I think Vlad has made it pretty clear what his intentions are.

http://astuteblogger.blogspot.com/search?q=putin+biography

Anonymous said...

I agree, Pastorius. And just why is our pres giving him "historical" cover to do it??

Rhetorical question.

Ro

nunya said...

Yeah, she could have mentioned that communism has to fail, because it's an inherently parasitic ideology which is predicated on a death-wish, which not only cannibalizes once it kills off the class enemy, but doesn't even make sense in theory. It's like the underwear gnomes:

1) Vastly expand governmental power to regulate every aspect of life and take away all individual determinism, resulting in an enormous, ridiculously powerful, inherently tyrannical state.

2) _______________

3) Worker's paradise, power to the little guy.

What ultimately destroyed the USSR was that we isolated them, and since parasitic ideologies like communism and Islam can't survive without others to parasitize, and cannibalize in their absence, it naturally fell apart.
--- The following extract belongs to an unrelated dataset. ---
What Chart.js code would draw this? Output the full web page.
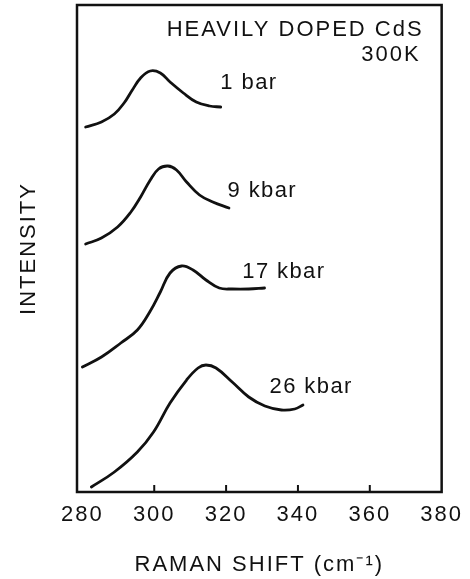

Reagan certainly sped it along by supporting dissidents, religion, oil, and Star Wars.

Pastorius said...

Jdamn,
Exactly.

Well put.

Vladtepesblog.com said...
This comment has been removed by the author.
Vladtepesblog.com said...

n case anyone is not familiar with jdamn's reference: underpants gnomes

Pastorius said...

Yeah, I didn't get her underpants gnomes comment, cuz I hadn't seen it, but I generally understood the idea.

Actually Underpants Gnomes is a better phrase than Nanny State, in my book.